The Final Touch: Resting for Ring Preservation
Once the meat hits target temperature, pull it out and let it rest, loosely tented with foil, for at least 30 minutes. Resting allows juices to redistribute and the pink ring to set. Cutting too early can cause the ring to appear washed out because the meat’s internal pressure is still shifting.
My Personal “Ring” Story
The first time I actually saw a clean, thick smoke ring on a pork shoulder, I was half‑laughing, half‑crying. I’d been using a budget electric smoker that claimed “smoke like a wood‑fired pit.” After weeks of flat, gray meat, I decided to try the water pan trick, dialed the temp down to 220°F, and swapped my cheap pine pellets for solid hickory. The result? A pink halo that stretched from edge to edge, like a sunrise over the Texas horizon.

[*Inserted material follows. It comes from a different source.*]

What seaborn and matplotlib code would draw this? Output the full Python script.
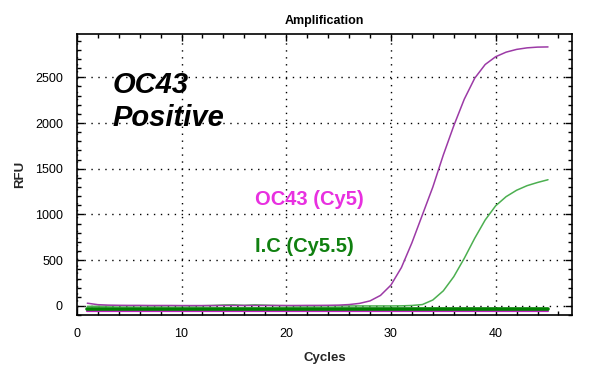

I still have that picture framed above my grill—proof that a little patience and the right setup can turn a plug‑in box into a legit smokehouse.
Bottom Line
Getting a perfect smoke ring in an electric smoker isn’t magic; it’s chemistry, temperature control, and a dash of patience. Choose quality wood, keep the smoker low and steady, add moisture with a water pan, and let the meat breathe before it hits the heat. Follow these steps, and you’ll be pulling off pink rings that make your friends wonder if you’ve secretly installed a live fire pit in your garage.